**THE EXERCISE**
Will you give the material below again, every line exactly as it is?

**DATA EXCERPT**
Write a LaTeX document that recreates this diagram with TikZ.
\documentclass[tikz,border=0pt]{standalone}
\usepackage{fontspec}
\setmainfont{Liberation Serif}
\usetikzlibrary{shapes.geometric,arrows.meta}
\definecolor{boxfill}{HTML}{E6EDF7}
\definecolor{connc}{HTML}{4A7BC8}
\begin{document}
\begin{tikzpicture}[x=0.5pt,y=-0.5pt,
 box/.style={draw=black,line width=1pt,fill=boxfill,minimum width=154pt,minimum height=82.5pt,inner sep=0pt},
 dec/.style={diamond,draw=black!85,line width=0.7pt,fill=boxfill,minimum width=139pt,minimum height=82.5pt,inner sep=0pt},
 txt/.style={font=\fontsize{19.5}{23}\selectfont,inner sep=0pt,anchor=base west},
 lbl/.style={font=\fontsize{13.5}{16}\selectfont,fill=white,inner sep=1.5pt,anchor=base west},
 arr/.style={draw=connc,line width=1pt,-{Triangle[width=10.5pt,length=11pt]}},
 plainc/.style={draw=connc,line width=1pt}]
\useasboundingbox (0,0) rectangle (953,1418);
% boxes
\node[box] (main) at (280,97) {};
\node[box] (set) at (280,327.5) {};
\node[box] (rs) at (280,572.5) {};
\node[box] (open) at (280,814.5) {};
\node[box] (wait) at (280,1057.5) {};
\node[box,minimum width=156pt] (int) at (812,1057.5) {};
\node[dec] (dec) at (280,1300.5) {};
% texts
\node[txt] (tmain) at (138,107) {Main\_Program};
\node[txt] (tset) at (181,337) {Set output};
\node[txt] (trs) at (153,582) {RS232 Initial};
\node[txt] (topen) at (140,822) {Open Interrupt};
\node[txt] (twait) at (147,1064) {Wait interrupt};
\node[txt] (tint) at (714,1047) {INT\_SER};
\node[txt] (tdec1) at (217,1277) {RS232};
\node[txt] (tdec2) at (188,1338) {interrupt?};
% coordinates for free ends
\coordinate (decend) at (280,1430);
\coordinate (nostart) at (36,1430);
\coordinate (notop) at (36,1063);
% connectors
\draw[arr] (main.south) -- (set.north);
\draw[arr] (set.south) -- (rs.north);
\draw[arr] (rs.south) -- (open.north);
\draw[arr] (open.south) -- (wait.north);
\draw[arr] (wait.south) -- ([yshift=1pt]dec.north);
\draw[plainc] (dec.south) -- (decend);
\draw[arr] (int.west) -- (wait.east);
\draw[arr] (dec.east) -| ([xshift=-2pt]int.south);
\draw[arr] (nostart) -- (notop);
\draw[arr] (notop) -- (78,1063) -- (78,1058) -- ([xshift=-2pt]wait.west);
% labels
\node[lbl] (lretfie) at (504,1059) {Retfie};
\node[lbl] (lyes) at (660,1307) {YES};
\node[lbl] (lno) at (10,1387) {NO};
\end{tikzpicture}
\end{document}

**SOLUTION FOR THIS PROBLEM**
Write a LaTeX document that recreates this diagram with TikZ.
\documentclass[tikz,border=0pt]{standalone}
\usepackage{fontspec}
\setmainfont{Liberation Serif}
\usetikzlibrary{shapes.geometric,arrows.meta}
\definecolor{boxfill}{HTML}{E6EDF7}
\definecolor{connc}{HTML}{4A7BC8}
\begin{document}
\begin{tikzpicture}[x=0.5pt,y=-0.5pt,
 box/.style={draw=black,line width=1pt,fill=boxfill,minimum width=154pt,minimum height=82.5pt,inner sep=0pt},
 dec/.style={diamond,draw=black!85,line width=0.7pt,fill=boxfill,minimum width=139pt,minimum height=82.5pt,inner sep=0pt},
 txt/.style={font=\fontsize{19.5}{23}\selectfont,inner sep=0pt,anchor=base west},
 lbl/.style={font=\fontsize{13.5}{16}\selectfont,fill=white,inner sep=1.5pt,anchor=base west},
 arr/.style={draw=connc,line width=1pt,-{Triangle[width=10.5pt,length=11pt]}},
 plainc/.style={draw=connc,line width=1pt}]
\useasboundingbox (0,0) rectangle (953,1418);
% boxes
\node[box] (main) at (280,97) {};
\node[box] (set) at (280,327.5) {};
\node[box] (rs) at (280,572.5) {};
\node[box] (open) at (280,814.5) {};
\node[box] (wait) at (280,1057.5) {};
\node[box,minimum width=156pt] (int) at (812,1057.5) {};
\node[dec] (dec) at (280,1300.5) {};
% texts
\node[txt] (tmain) at (138,107) {Main\_Program};
\node[txt] (tset) at (181,337) {Set output};
\node[txt] (trs) at (153,582) {RS232 Initial};
\node[txt] (topen) at (140,822) {Open Interrupt};
\node[txt] (twait) at (147,1064) {Wait interrupt};
\node[txt] (tint) at (714,1047) {INT\_SER};
\node[txt] (tdec1) at (217,1277) {RS232};
\node[txt] (tdec2) at (188,1338) {interrupt?};
% coordinates for free ends
\coordinate (decend) at (280,1430);
\coordinate (nostart) at (36,1430);
\coordinate (notop) at (36,1063);
% connectors
\draw[arr] (main.south) -- (set.north);
\draw[arr] (set.south) -- (rs.north);
\draw[arr] (rs.south) -- (open.north);
\draw[arr] (open.south) -- (wait.north);
\draw[arr] (wait.south) -- ([yshift=1pt]dec.north);
\draw[plainc] (dec.south) -- (decend);
\draw[arr] (int.west) -- (wait.east);
\draw[arr] (dec.east) -| ([xshift=-2pt]int.south);
\draw[arr] (nostart) -- (notop);
\draw[arr] (notop) -- (78,1063) -- (78,1058) -- ([xshift=-2pt]wait.west);
% labels
\node[lbl] (lretfie) at (504,1059) {Retfie};
\node[lbl] (lyes) at (660,1307) {YES};
\node[lbl] (lno) at (10,1387) {NO};
\end{tikzpicture}
\end{document}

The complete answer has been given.